Case #4: Steve is 30-year-old man from Seattle who was on 3-week African safari. While there, he developed a pruritic rash on his neck, back and waistline area. He describes the itching as ‘stinging’ and intermittent, being most noticeable in the late afternoon and associated with heavy sweating under the tropical sun. Following the episodes of pruritus, he noted decreased sweating at the sites of involvement. He continues to experience pruritis along the affected areas. He comes in today for evaluation.
Social History: Works as a land surveyor and spends much time outdoors. Very physically active and travels to foreign destinations 3 to 4 times per year. He returned yesterday from Africa, where he was outside in temperatures of 100 degrees Fahrenheit and high humidity for 8 to 10 hours per day. He was very careful to use insect repellant and does not recall being exposed to an insect or animal bite. Drank only bottled water and took all meals in restaurants. No prior history of skin rashes or urticaria.
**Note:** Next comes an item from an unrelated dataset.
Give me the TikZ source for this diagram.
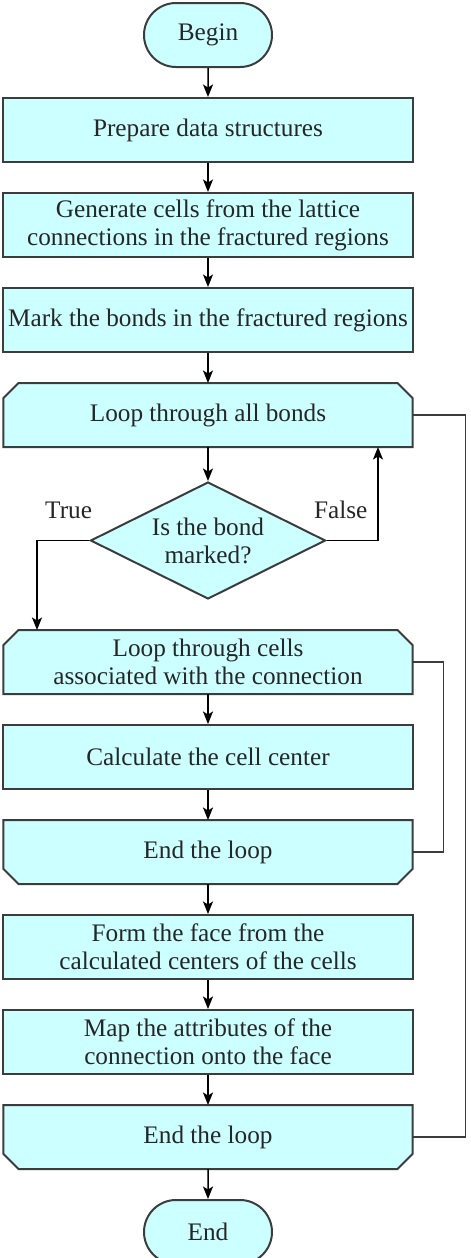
\documentclass[tikz,border=0pt]{standalone}
\usepackage{fontspec}
\setmainfont{Liberation Serif}
\usetikzlibrary{positioning,shapes.misc,shapes.geometric,arrows.meta,backgrounds}
\definecolor{boxcyan}{RGB}{204,255,255}
\definecolor{edgegray}{RGB}{60,60,60}

\begin{document}
\begin{tikzpicture}[node distance=11.6pt,
    every node/.style={font=\fontsize{10.1}{11.2}\selectfont, text=black!85},
    shape base/.style={draw=edgegray, fill=boxcyan, line width=0.8pt, inner sep=0pt, align=center},
    box/.style={shape base, minimum width=163.6pt, minimum height=25.6pt},
    loopbox/.style={box, draw=none, fill=none, minimum width=162.8pt, minimum height=24.8pt},
    term/.style={shape base, rounded rectangle, minimum width=51.2pt, minimum height=25.6pt},
    decision/.style={shape base, diamond, aspect=2, minimum width=94pt, minimum height=46.8pt},
    flow/.style={draw=black, line width=0.6pt, -{Stealth[length=5pt,width=4pt,inset=1.2pt]}},
    back/.style={draw=edgegray, line width=0.6pt},
    lbl/.style={inner sep=0pt}
]
\useasboundingbox (-83.2pt,14pt) rectangle (104.8pt,-489.2pt);

\node[term] (begin) at (0,0) {Begin};
\node[box, below=of begin] (prep) {Prepare data structures};
\node[box, below=of prep] (gen) {Generate cells from the lattice\\connections in the fractured regions};
\node[box, below=of gen] (mark) {Mark the bonds in the fractured regions};
\node[loopbox, below=12pt of mark] (bonds) {Loop through all bonds};
\node[decision, below=13.6pt of bonds] (marked) {Is the bond\\marked?};
\node[loopbox, below=12pt of marked] (cells) {Loop through cells\\associated with the connection};
\node[box, below=12pt of cells] (center) {Calculate the cell center};
\node[loopbox, below=12pt of center] (endcells) {End the loop};
\node[box, below=12pt of endcells] (face) {Form the face from the\\calculated centers of the cells};
\node[box, below=of face] (attr) {Map the attributes of the\\connection onto the face};
\node[loopbox, below=12pt of attr] (endbonds) {End the loop};
\node[term, below=12pt of endbonds] (end) {End};

\node[lbl, anchor=base east] (truelbl) at ([xshift=1.2pt,yshift=8.8pt]marked.west) {True};
\node[lbl, anchor=base west] (falselbl) at ([xshift=-5.2pt,yshift=8.8pt]marked.east) {False};

% loop heads cut at the top, loop ends cut at the bottom
\begin{scope}[on background layer]
\foreach \n in {bonds, cells}
    \draw[shape base] ([xshift=6pt]\n.north west) -- ([xshift=-6pt]\n.north east)
        -- ([yshift=-6pt]\n.north east) -- (\n.south east) -- (\n.south west)
        -- ([yshift=-6pt]\n.north west) -- cycle;
\foreach \n in {endcells, endbonds}
    \draw[shape base] (\n.north west) -- (\n.north east) -- ([yshift=6pt]\n.south east)
        -- ([xshift=-6pt]\n.south east) -- ([xshift=6pt]\n.south west)
        -- ([yshift=6pt]\n.south west) -- cycle;
\end{scope}

\foreach \a/\b in {begin/prep, prep/gen, gen/mark, mark/bonds, bonds/marked,
    cells/center, center/endcells, endcells/face, face/attr, attr/endbonds, endbonds/end}
    \draw[flow] (\a) -- (\b);

\draw[flow] (marked.west) -| ([xshift=-68.4pt]cells.north);
\draw[flow] (marked.east) -| ([xshift=68pt]bonds.south);

\draw[back] (bonds.east) -- ++(21.2pt,0) |- (endbonds.east);
\draw[back] (cells.east) -- ++(12.4pt,0) |- (endcells.east);
\end{tikzpicture}
\end{document}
Fit, suntanned man in no acute distress.
Height: 73”, weight 198 lbs, BP 128/69, temperature 98.7.
Review of Systems: Unremarkable
Skin: Multiple 2 to 4 mm, nonfollicular, erythematous papules with a central vesicle on the sides of the neck, upper back and the abdomen at the waistline area.
How would you proceed?
Published on May 31, 2010
Updated on June 7, 2010
Steve’s recent trip to a hot and humid climate indicates that miliaria rubris (heat rash or prickly heat) is likely the source of his symptoms. Heat rash is caused by excessive sweating and causes the sweat glands to become occluded with dead epithelial cells or bacteria. This initiates an immune response, which results in the subsequent skin rash. As the condition progresses into deeper layers of the skin, patients may begin to note a prickly or “pins and needles” feeling.
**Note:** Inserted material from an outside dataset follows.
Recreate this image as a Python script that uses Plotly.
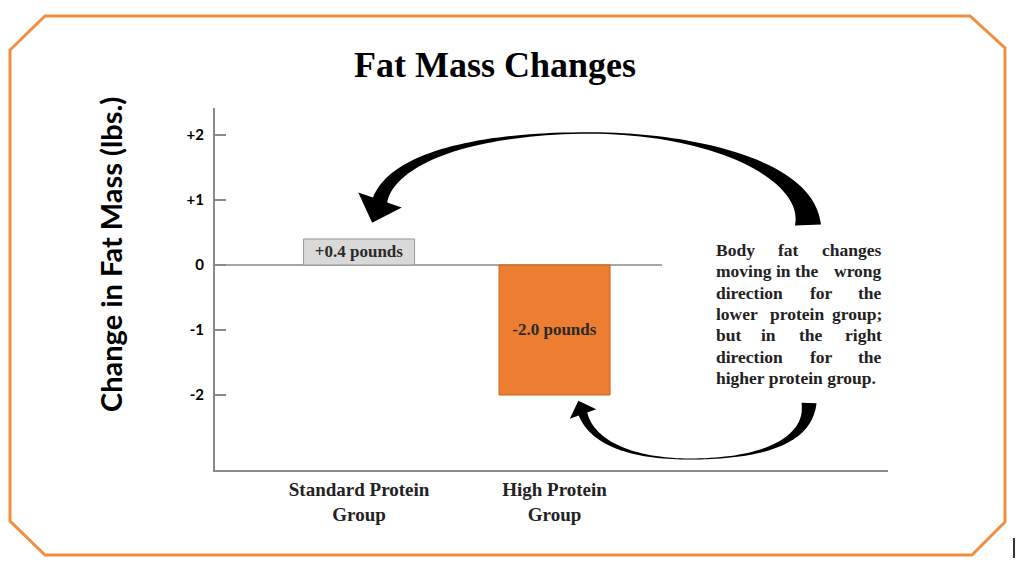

Steve should be reassured that this rash is likely a result of prolonged exposure to heat and humidity on his recent trip. Washing regularly will help to remove salt and bacteria from the skin, particularly when he is outdoors in a hot/humid environment. Cornstarch and other absorbent powders may also be used to absorb sweat and reduce moisture to prevent further inflammation. Moisturizers such as anhydrous lanolin may both prevent and treat heat rash.
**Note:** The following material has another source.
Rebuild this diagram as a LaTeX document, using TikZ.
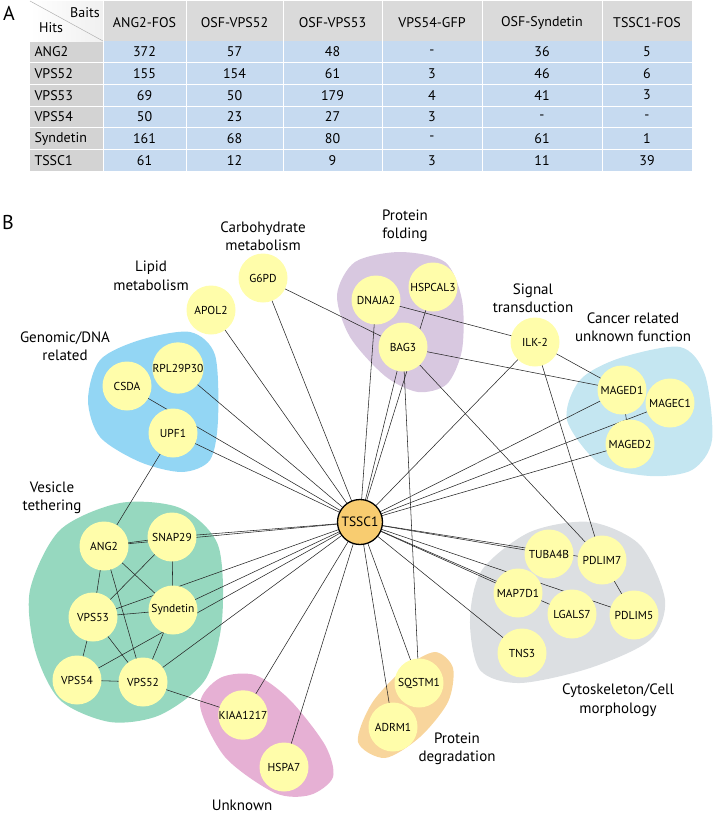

Pruritus is a common symptom of heat rash. Menthol- and pramoxine-containing lotions reduce the itchiness, possibly by depressing cutaneous sensory receptors. Calamine lotion is also effective as it contains zinc oxide, which can have a drying effect. For more severe cases, or where first-line treatments are not effective, a mid-potency topical corticosteroid may be used.